New Delhi: In a forward-looking move, the Indian Institute of Corporate Affairs (IICA), under the Ministry of Corporate Affairs, teamed up with WNS Global Services to launch the YBRANT programme on 11 November 2025.
The six-month blended learning initiative aims to equip students with practical skills in Corporate Social Responsibility (CSR), Environmental-Social-Governance (ESG) and sustainability management — ensuring business performance is aligned with positive social impact.
Background of the India’s CSR Ecosystem
India’s CSR ecosystem has seen a significant shift. From CSR spending of ₹10,065.93 crores in FY 2014-15, the total jumped to ₹34,908.75 crores in FY 2023-24, signalling rapid growth in corporate responsibility commitment.
Over the past decade, more than ₹2.2 lakh crores have been invested by companies in CSR-linked initiatives, highlighting the need for trained professionals who understand the convergence of business strategy, governance and societal benefit.
Main Face Behind the YBRANT Programme
Shri Gyaneshwar Kumar Singh, Director General & CEO of IICA, emphasised that the YBRANT programme marks a strategic step to nurture future generations of socially-responsible, sustainability-driven leaders.
He noted that business cannot be viewed solely as profit-driven but must act as a force-multiplier for inclusive development.
Mr Gopal Agarwal, Head CSR at WNS Global Services, described the programme as a unique collaboration among government, corporate and academia.
He emphasised the need to “catch them young” so that future CEOs assimilate sustainable-development perspectives early on.
Importance of the YBRANT programme
Skill Building for Future Leaders: As businesses increasingly integrate ESG and sustainability into core strategy, there is a growing demand for professionals trained in these domains. The YBRANT programme makes this formal and accessible for students.
Bridging Education & Industry: By combining academic rigour with real-world case studies and fieldwork (18 hours of fieldwork alongside 22.5 hours of classroom modules) the programme helps prepare students for mission-critical, real-life challenges.
Promoting Responsible Business Culture: With India’s CSR spend rising sharply, next-gen business leaders need to internalise governance, ethics, sustainability and social accountability — not just profit making.
Expanding Access Nationwide: Hosted online via IICA’s learning management system, the programme is accessible across India and abroad, making sustainability education more democratic.
Challenges Ahead
Scaling Impact: While the first cohort involves 250+ students from five academic institutions like IIM Shillong, CHRIST University Bengaluru, Banasthali Vidyapeeth, Symbiosis Pune and St Aloysius Mangalore, scaling the model to cover thousands of students nationwide will be a test.
Ensuring Quality and Relevance: A blended-learning model is only as good as its industry linkages and fieldwork exposure. Ensuring consistent quality and practical relevance will be key.
Corporate-Academia Alignment: Aligning the rapidly evolving ESG/sustainability practices in corporate India with academic curricula remains challenging — expertise, resources and up-to-date content matter.
Measuring Outcomes: While CSR spending figures are rising, measuring actual social impact and leadership development outcomes remains difficult.

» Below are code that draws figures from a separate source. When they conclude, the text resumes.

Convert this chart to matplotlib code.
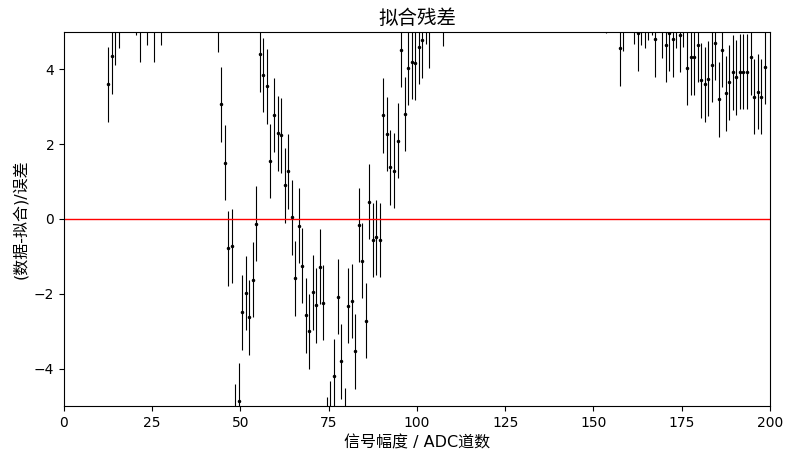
import numpy as np
import matplotlib
matplotlib.use("Agg")
import matplotlib.pyplot as plt

plt.rcParams["font.family"] = ["DejaVu Sans", "Noto Sans CJK SC"]
plt.rcParams["axes.unicode_minus"] = True

# bin centres (ADC channels) and normalised residuals (data - fit) / error
channel = [
    12.5, 13.5, 14.5, 15.5, 20.5, 21.5, 23.5, 25.5, 27.5, 43.5,
    44.5, 45.5, 46.5, 47.5, 48.5, 49.5, 50.5, 51.5, 52.5, 53.5,
    54.5, 55.5, 56.5, 57.5, 58.5, 59.5, 60.5, 61.5, 62.5, 63.5,
    64.5, 65.5, 66.5, 67.5, 68.5, 69.5, 70.5, 71.5, 72.5, 73.5,
    74.5, 75.5, 76.5, 77.5, 78.5, 79.5, 80.5, 81.5, 82.5, 83.5,
    84.5, 85.5, 86.5, 87.5, 88.5, 89.5, 90.5, 91.5, 92.5, 93.5,
    94.5, 95.5, 96.5, 97.5, 98.5, 99.5, 100.5, 101.5, 102.5, 103.5,
    107.5, 153.5, 157.5, 158.5, 161.5, 162.5, 163.5, 164.5, 165.5, 166.5,
    167.5, 169.5, 170.5, 171.5, 172.5, 173.5, 174.5, 175.5, 176.5, 177.5,
    178.5, 179.5, 180.5, 181.5, 182.5, 183.5, 184.5, 185.5, 186.5, 187.5,
    188.5, 189.5, 190.5, 191.5, 192.5, 193.5, 194.5, 195.5, 196.5, 197.5,
    198.5,
]
residual = [
    3.60, 4.35, 5.12, 5.56, 5.92, 5.20, 5.65, 5.20, 5.65, 5.47,
    3.07, 1.51, -0.78, -0.72, -5.42, -4.86, -2.49, -1.98, -2.63, -1.62,
    -0.13, 4.40, 3.85, 3.55, 1.55, 2.78, 2.29, 2.24, 0.90, 1.27,
    0.05, -1.59, -0.18, -1.25, -2.57, -3.00, -1.96, -2.31, -1.28, -2.24,
    -5.75, -5.33, -4.20, -2.08, -3.80, -5.53, -2.32, -2.19, -3.54, -0.16,
    -1.11, -2.72, 0.46, -0.56, -0.49, -0.56, 2.77, 2.27, 1.38, 1.29,
    2.09, 4.52, 2.81, 4.04, 4.20, 4.18, 4.61, 4.78, 5.69, 5.05,
    5.63, 5.96, 4.56, 5.49, 5.68, 4.96, 5.65, 5.58, 5.78, 5.92,
    4.80, 5.31, 4.65, 4.96, 4.80, 5.58, 4.92, 5.60, 4.05, 4.32,
    4.32, 4.65, 3.71, 3.60, 3.75, 4.13, 4.71, 3.20, 4.52, 3.36,
    3.65, 3.92, 3.79, 3.94, 3.94, 3.94, 4.32, 3.27, 3.40, 3.27,
    4.07,
]
err = np.ones(len(residual))

fig = plt.figure(figsize=(7.86, 4.63), dpi=100)
ax = fig.add_axes([0.0814, 0.1231, 0.8982, 0.8078])

ax.errorbar(channel, residual, yerr=err, fmt="o", color="black",
            markersize=1.5, elinewidth=0.8, capsize=0)
ax.axhline(0, color="red", linewidth=1)

ax.set_xlim(0, 200)
ax.set_ylim(-5, 5)
ax.set_title("拟合残差", fontsize=14)
ax.set_xlabel("信号幅度 / ADC道数", fontsize=11.5)
ax.set_ylabel("(数据-拟合)/误差", fontsize=11.5)

fig.savefig("out.png", dpi=100)
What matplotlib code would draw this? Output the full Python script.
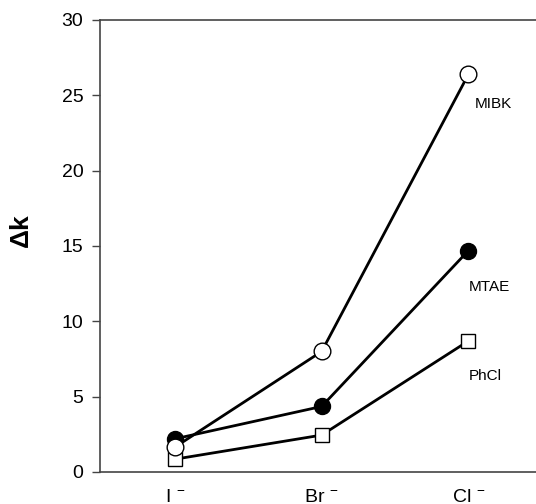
import matplotlib
matplotlib.use("Agg")
import matplotlib.pyplot as plt

plt.rcParams['font.family'] = ['Liberation Sans', 'DejaVu Sans']
plt.rcParams['mathtext.fontset'] = 'custom'
plt.rcParams['mathtext.rm'] = 'Liberation Sans'
plt.rcParams['mathtext.it'] = 'Liberation Sans:italic'
plt.rcParams['mathtext.bf'] = 'Liberation Sans:bold'

categories = ["I", "Br", "Cl"]
x_labels = [r"I $^{\mathrm{-}}$", r"Br $^{\mathrm{-}}$", r"Cl $^{\mathrm{-}}$"]
mibk = [1.65, 8.0, 26.4]
mtae = [2.2, 4.35, 14.7]
phcl = [0.85, 2.45, 8.7]
series_names = ["MIBK", "MTAE", "PhCl"]
label_y = [24.4, 12.3, 6.4]
yticks = [0, 5, 10, 15, 20, 25, 30]

fig = plt.figure(figsize=(5.36, 5.04), dpi=100)
ax = fig.add_axes([100/536, 32/504, 436/536, 452/504])
x = [1, 2, 3]
ax.plot(x, phcl, '-', color='black', lw=2.0, marker='s', ms=10.5,
        mfc='white', mec='black', mew=1.0, zorder=3)
ax.plot(x, mtae, '-', color='black', lw=2.0, marker='o', ms=11.5,
        mfc='black', mec='black', mew=1.0, zorder=4)
ax.plot(x, mibk, '-', color='black', lw=2.0, marker='o', ms=12,
        mfc='white', mec='black', mew=1.0, zorder=5)

label_dx = [0.04, 0.0, 0.0]
for name, yv, dx in zip(series_names, label_y, label_dx):
    ax.text(3.0 + dx, yv, name, fontsize=11, ha='left', va='center')

ax.set_xlim(0.49, 3.46)
ax.set_ylim(0, 30)
ax.set_yticks(yticks)
ax.set_xticks(x)
ax.set_xticklabels(x_labels, fontsize=14)
ax.tick_params(axis='x', length=0, pad=12)
ax.tick_params(axis='y', direction='out', length=6, width=1, labelsize=14,
               pad=6, colors='#444444', labelcolor='black')
for s in ['left', 'top', 'bottom']:
    ax.spines[s].set_color('#444444')
    ax.spines[s].set_linewidth(1.2)
ax.spines['right'].set_visible(False)
ax.set_ylabel(r"$\mathbf{\Delta k}$", fontsize=19)
ax.yaxis.set_label_coords(-0.152, 0.533)

fig.savefig("out.png", dpi=100)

The programme must define metrics for success.
Implications of YBRANT programme
For Students & Academia: The initiative opens a new learning and career pathway in CSR/ESG leadership. Academic institutions may increasingly incorporate such programmes in their offerings.

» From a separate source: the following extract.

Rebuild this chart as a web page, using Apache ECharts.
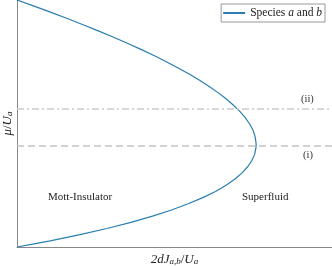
<!DOCTYPE html>
<html><head><meta charset="utf-8">
<script src="https://cdn.jsdelivr.net/npm/echarts@6/dist/echarts.min.js"></script>
<style>html,body{margin:0;padding:0;background:#fff}#c{width:332px;height:266px}</style>
</head><body><div id="c"></div>
<script>
// boundary of the Mott lobe: [2dJ/U, mu/U] pairs
const muValues = [0, 0.0125, 0.025, 0.05, 0.075, 0.1, 0.125, 0.15, 0.175, 0.2, 0.225, 0.25, 0.275, 0.3, 0.325, 0.35, 0.375, 0.4, 0.414, 0.43, 0.45, 0.475, 0.5, 0.525, 0.55, 0.575, 0.6, 0.625, 0.65, 0.675, 0.7, 0.725, 0.75, 0.775, 0.8, 0.825, 0.85, 0.875, 0.9, 0.925, 0.95, 0.975, 1.0];
const jValues  = [0, 0.0122, 0.0238, 0.0452, 0.0645, 0.0818, 0.0972, 0.1109, 0.1228, 0.1333, 0.1424, 0.15, 0.1564, 0.1615, 0.1655, 0.1685, 0.1705, 0.1714, 0.1716, 0.1713, 0.1707, 0.1692, 0.1667, 0.1636, 0.1597, 0.1551, 0.15, 0.1442, 0.1379, 0.1310, 0.1235, 0.1156, 0.1071, 0.0983, 0.0889, 0.0792, 0.0689, 0.0583, 0.0474, 0.0361, 0.0244, 0.0123, 0];
const lineI = 0.414;
const lineII = 0.56;
const xMax = 0.226;
const yMax = 1.0;

const serif = 'Liberation Serif';
const data = muValues.map((m, i) => [jValues[i], m]);
const chart = echarts.init(document.getElementById('c'), null, {renderer: 'canvas'});
chart.setOption({
  animation: false,
  grid: {left: 17, right: 0, top: 0, bottom: 19, containLabel: false, outerBoundsMode: 'none'},
  legend: {
    right: 7, top: 4, itemWidth: 22, itemHeight: 2, itemGap: 0,
    padding: [3, 3, 3, 2],
    borderColor: '#999', borderWidth: 1,
    textStyle: {fontFamily: serif, fontSize: 11.5, color: '#222',
      rich: {t: {fontFamily: serif, fontSize: 11.5, color: '#222'}, i: {fontFamily: serif, fontStyle: 'italic', fontSize: 11.5, color: '#222'}}},
    formatter: () => '{t|Species }{i|a}{t| and }{i|b}',
    icon: 'rect'
  },
  xAxis: {
    type: 'value', min: 0, max: xMax,
    axisLine: {lineStyle: {color: '#888', width: 1}},
    axisTick: {show: false}, axisLabel: {show: false}, splitLine: {show: false},
    name: '{i|2dJ}{s|a,b}{n|/}{i|U}{s|a}', nameLocation: 'middle', nameGap: 4,
    nameTextStyle: {rich: {
      i: {fontFamily: serif, fontStyle: 'italic', fontSize: 13, color: '#222', verticalAlign: 'bottom', lineHeight: 15},
      n: {fontFamily: serif, fontSize: 13, color: '#222', verticalAlign: 'bottom', lineHeight: 15},
      s: {fontFamily: serif, fontStyle: 'italic', fontSize: 9, color: '#222', verticalAlign: 'bottom', lineHeight: 11}
    }}
  },
  yAxis: {
    type: 'value', min: 0, max: yMax,
    axisLine: {show: true, lineStyle: {color: '#888', width: 1}},
    axisTick: {show: false}, axisLabel: {show: false}, splitLine: {show: false},
    name: '{i|μ}{n|/}{i|U}{s|a}', nameLocation: 'middle', nameGap: 3, nameRotate: 90,
    nameTextStyle: {rich: {
      i: {fontFamily: serif, fontStyle: 'italic', fontSize: 13, color: '#222', verticalAlign: 'bottom', lineHeight: 15},
      n: {fontFamily: serif, fontSize: 13, color: '#222', verticalAlign: 'bottom', lineHeight: 15},
      s: {fontFamily: serif, fontStyle: 'italic', fontSize: 9, color: '#222', verticalAlign: 'bottom', lineHeight: 11}
    }}
  },
  series: [{
    name: 'Species a and b', type: 'line', data: data, smooth: false, showSymbol: false,
    lineStyle: {color: '#2a7db0', width: 1.2}, itemStyle: {color: '#2a7db0'},
    markLine: {
      silent: true, symbol: 'none', animation: false,
      label: {show: false},
      data: [
        {yAxis: lineI, lineStyle: {color: '#c4c4c4', type: [7, 4], width: 1.5}},
        {yAxis: lineII, lineStyle: {color: '#cccccc', type: [7, 3, 2, 3], width: 1.5}}
      ]
    }
  }],
  graphic: [
    {type: 'text', left: 301, top: 94, style: {text: '(ii)', font: '10.5px "Liberation Serif"', fill: '#333'}},
    {type: 'text', left: 303, top: 150, style: {text: '(i)', font: '10.5px "Liberation Serif"', fill: '#333'}},
    {type: 'text', left: 48, top: 192, style: {text: 'Mott-Insulator', font: '11px "Liberation Serif"', fill: '#222'}},
    {type: 'text', left: 242, top: 192, style: {text: 'Superfluid', font: '11px "Liberation Serif"', fill: '#222'}}
  ]
});
</script></body></html>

For Corporates & Governance: By building a pipeline of sustainability-aware talent, companies may find better alignment of business strategy with social and environmental goals — strengthening overall governance and stakeholder trust.
For Policy & National Agenda: With corporate responsibilities expanding under regulatory and investor pressure, such programmes contribute to the national agenda of sustainable development and inclusive growth, especially under India’s commitment to meet global ESG benchmarks.
For India’s Global Standing: As India positions itself as a responsible economy, training modules like YBRANT help polish the country’s image as a knowledge-hub for sustainability leadership.
Way Forward
Wider Roll-Out: The next step would be to expand the programme to more institutions (including tier-2 and tier-3 colleges) and open up seats nationally.
Modular Diversification: Future iterations may include advanced modules on carbon accounting, circular economy, climate finance, gender-inclusive business and social innovation.
Industry Partnerships: Engage more corporates to deliver live projects, internships and mentorship so students gain hands-on experience beyond theory.
Monitoring & Certification: Solidify the digital credential system (QR-code enabled, Digi-locker shareable) and introduce tracking of alumni outcomes and corporate placements. The current model already includes a digital certificate verifiable via QR code.
Impact Assessment: Launch periodic review metrics — both qualitative and quantitative — to study leadership outcomes, societal impact of trained professionals and long-term career paths.
Policy Support: Encourage policy frameworks that recognise certified sustainability leaders and create incentive mechanisms for firms that hire from the YBRANT pipeline.